By Leika Kihara

TOKYO (Reuters) – Japanese Prime Minister Fumio Kishida pledged on Monday to compensate households for the rising cost of living with subsidies and payouts, stressing his government’s resolve to pull the economy permanently out of stagnation.

Inflation, fuelled by rising costs of raw materials, has kept above the central bank’s target of 2% for more than a year, weighing on consumption and clouding the outlook for an economy making a delayed recovery from the scars left by COVID-19.

With the rise in wages proving too slow to offset “rapidly rising prices”, the government will cushion the blow by returning to households some of the expected increase in tax revenues generated by solid economic growth, Kishida said.

“We’re seeing signs of change in an economy that had focused on cutting costs for three decades,” he told an extraordinary session of parliament.

“To ensure this change takes hold, we must achieve sustained, structural wage increases and promote investment through private-public cooperation,” Kishida added.

“I’m putting the highest priority on the economy.”

While big firms have pledged pay hikes, inflation-adjusted real wages, a barometer of consumer purchasing power, fell 2.5% on the year in August for a 17th straight month of declines, as persistent price hikes outpaced salary growth.
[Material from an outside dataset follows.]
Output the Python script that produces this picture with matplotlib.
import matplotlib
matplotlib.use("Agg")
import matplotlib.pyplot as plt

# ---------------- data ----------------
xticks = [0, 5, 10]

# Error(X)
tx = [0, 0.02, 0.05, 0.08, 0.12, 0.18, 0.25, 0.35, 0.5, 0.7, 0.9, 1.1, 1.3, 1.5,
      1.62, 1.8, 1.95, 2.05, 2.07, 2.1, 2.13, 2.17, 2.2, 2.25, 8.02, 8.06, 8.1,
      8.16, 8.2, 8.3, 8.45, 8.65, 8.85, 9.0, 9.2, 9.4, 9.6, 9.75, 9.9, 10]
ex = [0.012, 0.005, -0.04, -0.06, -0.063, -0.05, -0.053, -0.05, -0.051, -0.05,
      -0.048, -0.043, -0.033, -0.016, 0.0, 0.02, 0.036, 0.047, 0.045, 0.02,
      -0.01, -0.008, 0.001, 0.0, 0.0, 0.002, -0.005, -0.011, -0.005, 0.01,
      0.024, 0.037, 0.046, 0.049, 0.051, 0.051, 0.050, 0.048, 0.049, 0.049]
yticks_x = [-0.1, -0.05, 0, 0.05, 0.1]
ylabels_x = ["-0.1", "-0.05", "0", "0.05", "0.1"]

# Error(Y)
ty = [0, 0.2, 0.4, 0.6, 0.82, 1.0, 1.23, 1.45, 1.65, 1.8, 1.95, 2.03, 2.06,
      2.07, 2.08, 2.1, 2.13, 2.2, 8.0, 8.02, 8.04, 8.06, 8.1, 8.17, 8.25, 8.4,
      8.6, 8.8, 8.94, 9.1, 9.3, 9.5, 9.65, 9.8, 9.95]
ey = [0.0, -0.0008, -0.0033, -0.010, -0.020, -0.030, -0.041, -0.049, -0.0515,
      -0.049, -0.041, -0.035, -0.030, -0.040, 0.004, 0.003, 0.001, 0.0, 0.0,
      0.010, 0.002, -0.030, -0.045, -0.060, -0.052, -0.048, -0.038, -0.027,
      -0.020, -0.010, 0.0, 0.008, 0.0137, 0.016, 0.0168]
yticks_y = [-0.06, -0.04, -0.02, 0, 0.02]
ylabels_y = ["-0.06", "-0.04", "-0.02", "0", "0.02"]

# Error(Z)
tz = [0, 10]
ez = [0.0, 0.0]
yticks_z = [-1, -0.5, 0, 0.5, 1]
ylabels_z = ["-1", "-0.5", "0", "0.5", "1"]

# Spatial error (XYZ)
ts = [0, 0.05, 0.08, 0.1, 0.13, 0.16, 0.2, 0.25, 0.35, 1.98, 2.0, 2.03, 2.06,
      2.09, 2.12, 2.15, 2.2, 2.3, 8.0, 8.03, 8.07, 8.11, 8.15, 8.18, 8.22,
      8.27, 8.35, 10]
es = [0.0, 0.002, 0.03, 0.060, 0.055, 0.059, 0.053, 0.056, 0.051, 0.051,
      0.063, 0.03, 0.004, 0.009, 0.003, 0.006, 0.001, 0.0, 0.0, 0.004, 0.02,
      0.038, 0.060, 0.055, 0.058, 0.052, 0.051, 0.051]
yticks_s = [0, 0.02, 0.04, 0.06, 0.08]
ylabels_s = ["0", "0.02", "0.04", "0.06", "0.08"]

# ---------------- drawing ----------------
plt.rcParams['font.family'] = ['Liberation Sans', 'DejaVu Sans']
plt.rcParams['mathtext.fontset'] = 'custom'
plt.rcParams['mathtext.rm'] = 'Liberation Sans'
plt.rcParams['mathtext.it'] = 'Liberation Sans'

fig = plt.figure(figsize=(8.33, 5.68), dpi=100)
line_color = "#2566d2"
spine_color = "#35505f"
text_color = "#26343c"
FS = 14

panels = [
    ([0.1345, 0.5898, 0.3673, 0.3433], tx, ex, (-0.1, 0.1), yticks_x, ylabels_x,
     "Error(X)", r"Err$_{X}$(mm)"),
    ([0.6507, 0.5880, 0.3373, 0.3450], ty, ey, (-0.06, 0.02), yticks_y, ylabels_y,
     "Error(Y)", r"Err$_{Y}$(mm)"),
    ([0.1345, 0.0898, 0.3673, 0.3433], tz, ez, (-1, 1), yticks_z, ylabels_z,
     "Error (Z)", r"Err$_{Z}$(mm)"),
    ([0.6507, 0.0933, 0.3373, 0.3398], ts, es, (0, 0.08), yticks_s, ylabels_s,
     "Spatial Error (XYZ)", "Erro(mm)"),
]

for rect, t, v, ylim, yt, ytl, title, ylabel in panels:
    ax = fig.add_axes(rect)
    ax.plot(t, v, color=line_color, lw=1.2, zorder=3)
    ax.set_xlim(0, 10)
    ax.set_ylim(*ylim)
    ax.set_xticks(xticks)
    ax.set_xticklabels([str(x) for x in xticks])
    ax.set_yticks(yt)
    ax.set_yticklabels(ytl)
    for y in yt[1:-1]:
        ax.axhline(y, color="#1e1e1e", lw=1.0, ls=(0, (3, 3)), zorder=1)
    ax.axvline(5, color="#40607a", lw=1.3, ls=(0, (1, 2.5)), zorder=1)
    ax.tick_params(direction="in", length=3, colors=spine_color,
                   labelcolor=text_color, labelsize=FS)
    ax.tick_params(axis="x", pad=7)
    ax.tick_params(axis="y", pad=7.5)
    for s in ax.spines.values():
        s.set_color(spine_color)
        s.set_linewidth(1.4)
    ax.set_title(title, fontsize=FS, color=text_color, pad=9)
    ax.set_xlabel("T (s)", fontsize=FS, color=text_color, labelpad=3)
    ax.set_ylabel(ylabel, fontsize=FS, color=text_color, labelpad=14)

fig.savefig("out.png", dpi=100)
In its effort, the government will extend until next spring subsidies adopted to curb costs of gasoline and utilities, Kishida said, adding that details of other measures would be finalised after discussions by a tax panel of his ruling party.

Such steps would be a temporary buffer to ensure Japan makes a complete exit from deflation, and will be accompanied by tax breaks for companies that boost wages and investment, Kishida said.

As rising inflation hurts the economy and his approval ratings, Kishida has unveiled plans to compile an economic stimulus package that could include a possible income tax cut.